Question

Let $G$ be an algebraic group over an algebraically closed field $k$. Then G/H is a quasi-projective homogeneous G-variety for any closed subgroup $H$. Now, several times I have seen something like "Let $X$ be a homogeneous $G$-variety, i.e. $X = G/H$ for a closed subgroup $H$ of $G$" and I wonder if this "i.e." is correct. This would imply that any homogeneous $G$-variety is already quasi-projective. I think this is true, when $\mathrm{char}(k) = 0$, because then the canonical abstract isomorphism $\pi:X \rightarrow G/G _x$ is separable and thus an isomorphism of varieties for any $x \in X$ (is this correct?). But what about $\mathrm{char}(k) > 0$? Are there counter-examples or is any (quasi-projective) homogeneous $G$-variety up to isomorphism of the form $G/H$?

Answer 1

It depends on what you mean by "closed subgroup". If you mean a Zariski closed subset which forms a subgroup then the answer is no. If you mean a closed subgroup scheme, then the answer is yes. An example where you need to use the second definition is the Frobenius map $F\colon G \to G^{(p)}$. If we let $G$ act on $G^{(p)}$ through $F$ then the action is transitive and indeed $G^{(p)}$ is isomorphic to $G/Ker F$. However, unless $G$ is zero-dimensional $Ker F$ is a non-trivial finite group scheme whose $k$-points consist of just the identity.
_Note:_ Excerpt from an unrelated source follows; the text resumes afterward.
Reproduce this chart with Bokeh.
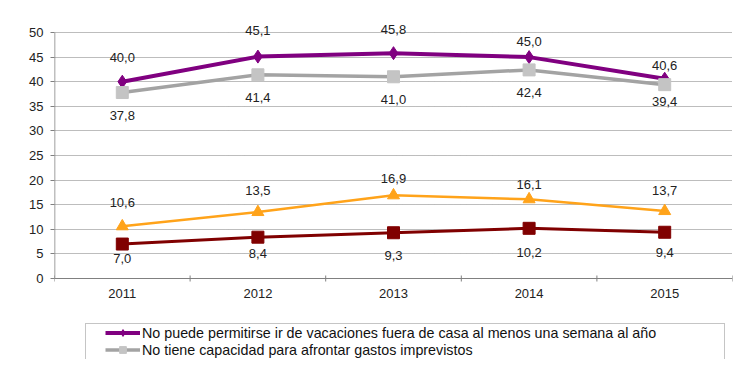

Note however that $G/H$ is always quasi-projective even when $H$ is a subgroup scheme so all homogeneous $G$-spaces are quasi-projective.

Answer 2

An aside: BCnrd's argument above shows that, over any perfect field $k$, $X$ is isomorphic to $G/H$ if and only if $X$ has a $k$-point. Otherwise, consider, e.g., conics with no point: they are homogeneous under a twist of $G=SO_3$ but are not $G/H$. I don't know what happens for more general base schemes.